- Given instruction:
In the listing below, pick out lines with "this".

- Task input:
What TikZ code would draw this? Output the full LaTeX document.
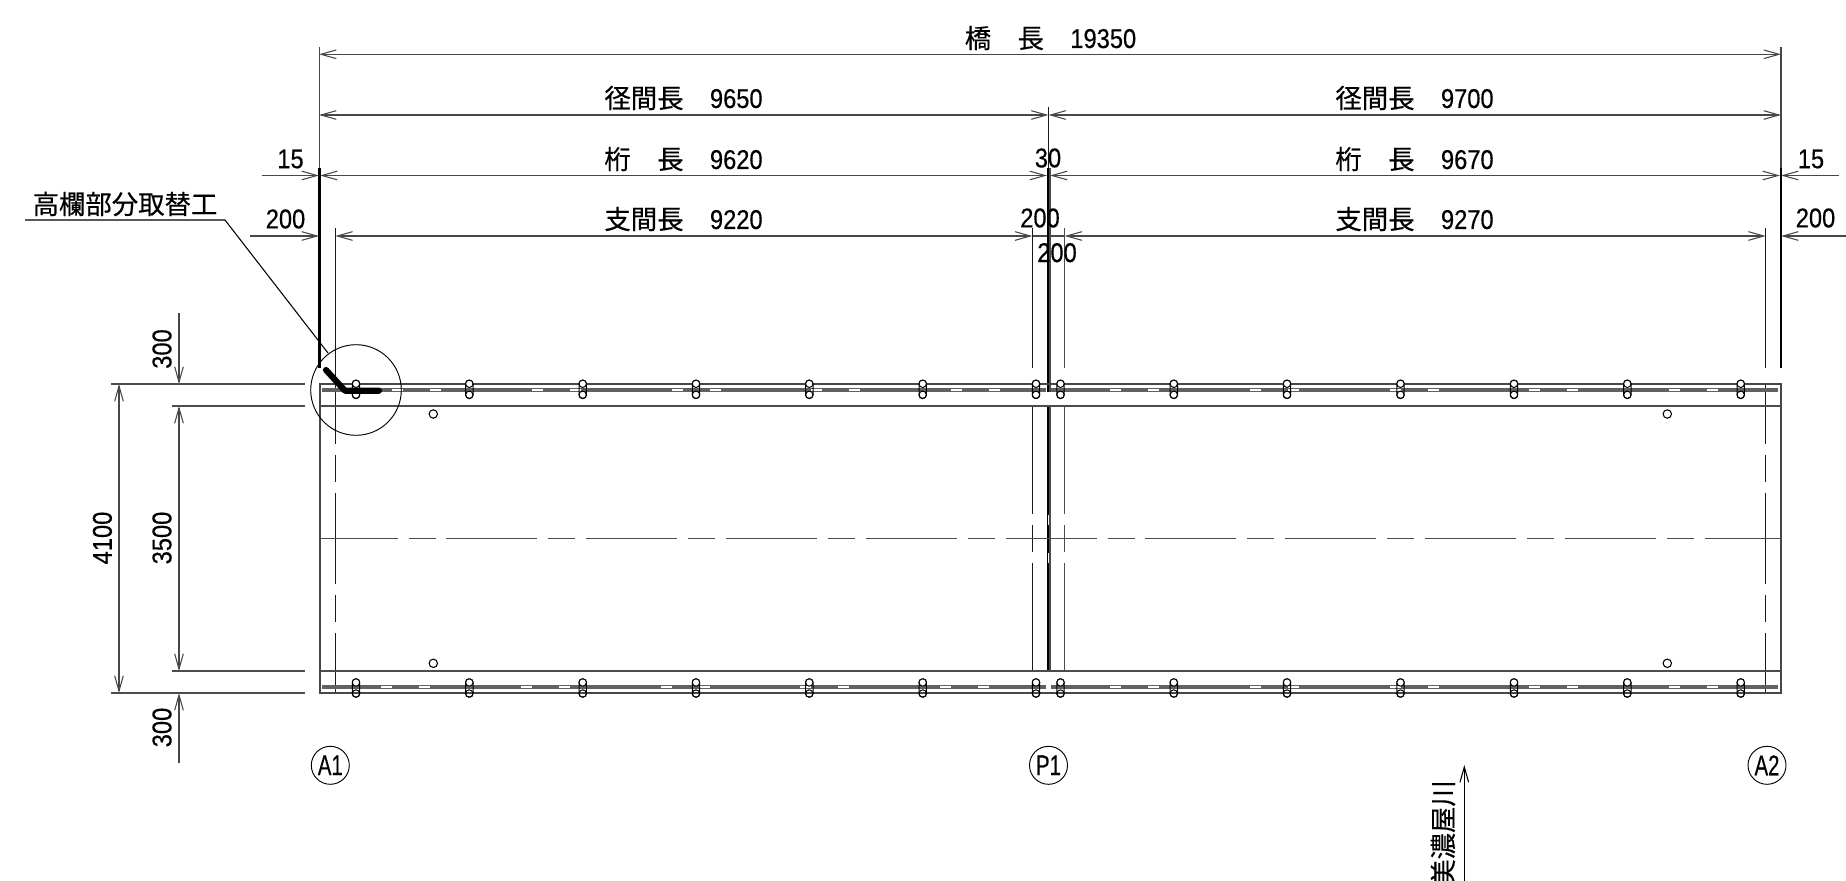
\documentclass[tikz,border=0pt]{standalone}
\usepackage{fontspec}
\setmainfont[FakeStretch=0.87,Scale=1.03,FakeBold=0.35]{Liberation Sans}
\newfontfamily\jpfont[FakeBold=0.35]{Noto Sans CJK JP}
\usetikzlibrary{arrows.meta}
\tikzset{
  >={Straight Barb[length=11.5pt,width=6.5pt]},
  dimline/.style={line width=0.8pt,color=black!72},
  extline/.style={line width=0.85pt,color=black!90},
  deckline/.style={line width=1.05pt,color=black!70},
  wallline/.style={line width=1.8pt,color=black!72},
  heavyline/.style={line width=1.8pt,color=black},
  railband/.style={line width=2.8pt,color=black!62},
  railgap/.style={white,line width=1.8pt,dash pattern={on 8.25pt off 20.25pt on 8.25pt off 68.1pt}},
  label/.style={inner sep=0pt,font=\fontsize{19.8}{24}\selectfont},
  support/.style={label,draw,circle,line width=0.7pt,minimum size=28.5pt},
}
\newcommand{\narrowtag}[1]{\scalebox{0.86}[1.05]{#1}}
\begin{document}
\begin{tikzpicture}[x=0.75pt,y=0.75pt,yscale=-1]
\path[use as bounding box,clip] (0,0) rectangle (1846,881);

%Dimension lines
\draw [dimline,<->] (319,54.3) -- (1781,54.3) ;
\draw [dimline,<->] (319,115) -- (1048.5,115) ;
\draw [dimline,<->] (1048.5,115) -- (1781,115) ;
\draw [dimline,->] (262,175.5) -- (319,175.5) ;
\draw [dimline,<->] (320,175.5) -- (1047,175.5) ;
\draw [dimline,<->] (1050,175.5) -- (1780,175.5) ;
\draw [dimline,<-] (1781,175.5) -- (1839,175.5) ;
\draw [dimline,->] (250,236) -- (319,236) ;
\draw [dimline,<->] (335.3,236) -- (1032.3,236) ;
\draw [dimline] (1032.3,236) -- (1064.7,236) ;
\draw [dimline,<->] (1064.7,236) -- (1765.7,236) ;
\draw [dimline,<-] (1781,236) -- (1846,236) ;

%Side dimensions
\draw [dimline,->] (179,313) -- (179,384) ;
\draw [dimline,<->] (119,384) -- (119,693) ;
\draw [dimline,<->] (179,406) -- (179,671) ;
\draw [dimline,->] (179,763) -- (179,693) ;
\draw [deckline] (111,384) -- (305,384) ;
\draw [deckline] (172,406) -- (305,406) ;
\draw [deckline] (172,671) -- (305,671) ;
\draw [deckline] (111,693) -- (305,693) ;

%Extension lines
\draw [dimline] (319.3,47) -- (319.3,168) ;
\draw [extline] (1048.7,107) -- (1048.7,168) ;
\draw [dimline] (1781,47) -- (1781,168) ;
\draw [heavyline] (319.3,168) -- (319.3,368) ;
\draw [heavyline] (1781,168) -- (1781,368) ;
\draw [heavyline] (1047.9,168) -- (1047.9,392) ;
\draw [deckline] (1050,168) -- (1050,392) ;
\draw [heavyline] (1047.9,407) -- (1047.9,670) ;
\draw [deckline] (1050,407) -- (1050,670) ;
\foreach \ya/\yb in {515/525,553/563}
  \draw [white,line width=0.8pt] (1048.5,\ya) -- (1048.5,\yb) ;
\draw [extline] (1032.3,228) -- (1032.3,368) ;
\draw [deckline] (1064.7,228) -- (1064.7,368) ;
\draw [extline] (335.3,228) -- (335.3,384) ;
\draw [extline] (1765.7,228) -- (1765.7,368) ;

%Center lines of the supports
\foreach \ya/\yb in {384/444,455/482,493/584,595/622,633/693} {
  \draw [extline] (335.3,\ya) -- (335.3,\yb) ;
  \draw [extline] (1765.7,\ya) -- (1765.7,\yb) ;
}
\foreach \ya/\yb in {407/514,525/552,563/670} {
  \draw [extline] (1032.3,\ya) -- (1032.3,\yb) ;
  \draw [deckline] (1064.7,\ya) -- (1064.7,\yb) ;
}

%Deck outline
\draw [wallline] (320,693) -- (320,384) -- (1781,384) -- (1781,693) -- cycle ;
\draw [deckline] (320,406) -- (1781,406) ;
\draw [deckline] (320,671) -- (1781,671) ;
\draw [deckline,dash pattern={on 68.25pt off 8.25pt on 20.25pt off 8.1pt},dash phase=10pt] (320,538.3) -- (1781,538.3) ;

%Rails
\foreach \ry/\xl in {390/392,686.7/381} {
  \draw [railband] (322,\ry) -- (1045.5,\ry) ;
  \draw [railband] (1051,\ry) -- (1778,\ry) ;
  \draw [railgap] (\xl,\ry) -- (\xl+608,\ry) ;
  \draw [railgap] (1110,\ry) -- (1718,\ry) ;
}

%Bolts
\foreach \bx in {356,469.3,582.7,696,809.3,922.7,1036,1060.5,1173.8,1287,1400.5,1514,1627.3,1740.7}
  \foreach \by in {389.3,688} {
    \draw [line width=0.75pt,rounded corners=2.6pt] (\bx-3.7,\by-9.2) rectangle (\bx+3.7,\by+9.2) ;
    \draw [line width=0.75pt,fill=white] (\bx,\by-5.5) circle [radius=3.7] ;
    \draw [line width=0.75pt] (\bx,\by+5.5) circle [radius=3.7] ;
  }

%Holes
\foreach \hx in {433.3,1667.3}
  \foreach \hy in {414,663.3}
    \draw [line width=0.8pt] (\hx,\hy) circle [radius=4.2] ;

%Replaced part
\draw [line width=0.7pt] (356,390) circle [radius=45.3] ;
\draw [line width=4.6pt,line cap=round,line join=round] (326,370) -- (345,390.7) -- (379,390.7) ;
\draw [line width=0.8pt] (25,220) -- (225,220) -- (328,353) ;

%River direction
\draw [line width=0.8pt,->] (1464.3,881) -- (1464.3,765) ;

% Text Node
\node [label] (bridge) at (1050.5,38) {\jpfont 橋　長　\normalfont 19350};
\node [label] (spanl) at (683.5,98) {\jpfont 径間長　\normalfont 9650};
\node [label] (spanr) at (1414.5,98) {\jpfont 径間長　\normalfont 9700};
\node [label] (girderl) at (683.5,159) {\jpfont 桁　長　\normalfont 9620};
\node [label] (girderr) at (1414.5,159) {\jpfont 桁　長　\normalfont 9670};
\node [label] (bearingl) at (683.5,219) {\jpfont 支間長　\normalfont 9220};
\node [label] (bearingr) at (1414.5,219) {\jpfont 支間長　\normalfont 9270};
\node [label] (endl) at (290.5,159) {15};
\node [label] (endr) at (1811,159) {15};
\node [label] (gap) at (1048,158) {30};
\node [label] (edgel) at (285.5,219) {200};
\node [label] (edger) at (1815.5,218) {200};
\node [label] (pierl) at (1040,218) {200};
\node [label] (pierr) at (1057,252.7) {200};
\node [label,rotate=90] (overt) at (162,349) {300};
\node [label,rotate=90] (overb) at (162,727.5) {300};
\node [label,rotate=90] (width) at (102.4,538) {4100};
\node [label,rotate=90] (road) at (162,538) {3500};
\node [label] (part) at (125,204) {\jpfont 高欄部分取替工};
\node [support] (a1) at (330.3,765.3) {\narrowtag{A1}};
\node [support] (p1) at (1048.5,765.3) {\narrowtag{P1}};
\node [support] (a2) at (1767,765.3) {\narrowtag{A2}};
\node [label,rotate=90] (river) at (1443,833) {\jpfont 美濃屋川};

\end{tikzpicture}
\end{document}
==
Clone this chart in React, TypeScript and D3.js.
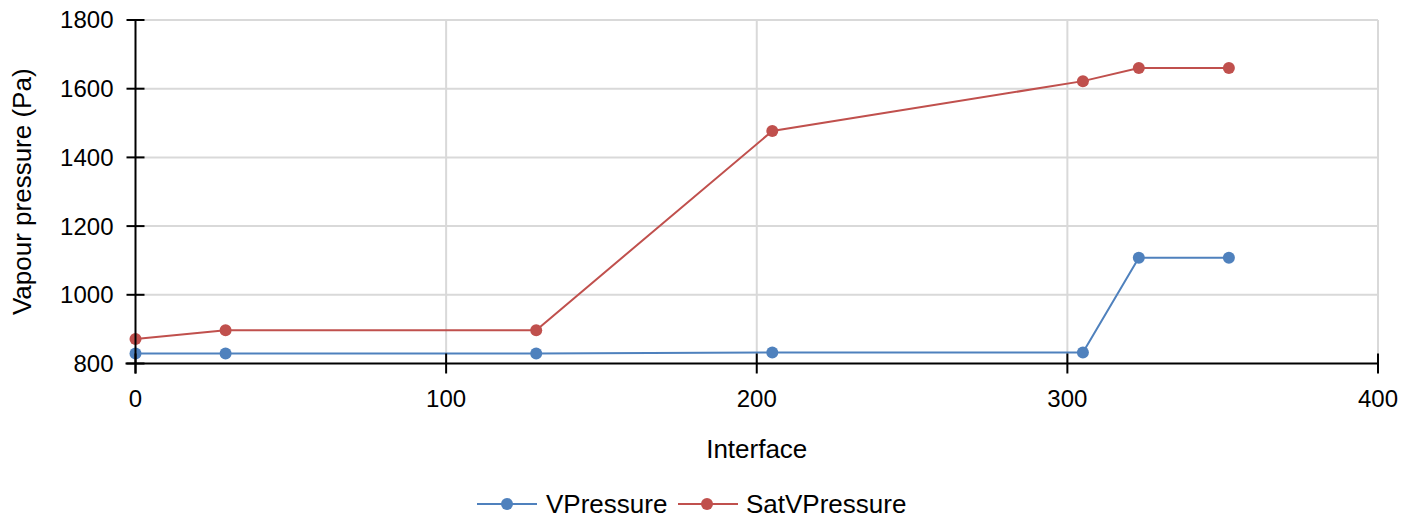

- Correct output:
What TikZ code would draw this? Output the full LaTeX document.
Clone this chart in React, TypeScript and D3.js.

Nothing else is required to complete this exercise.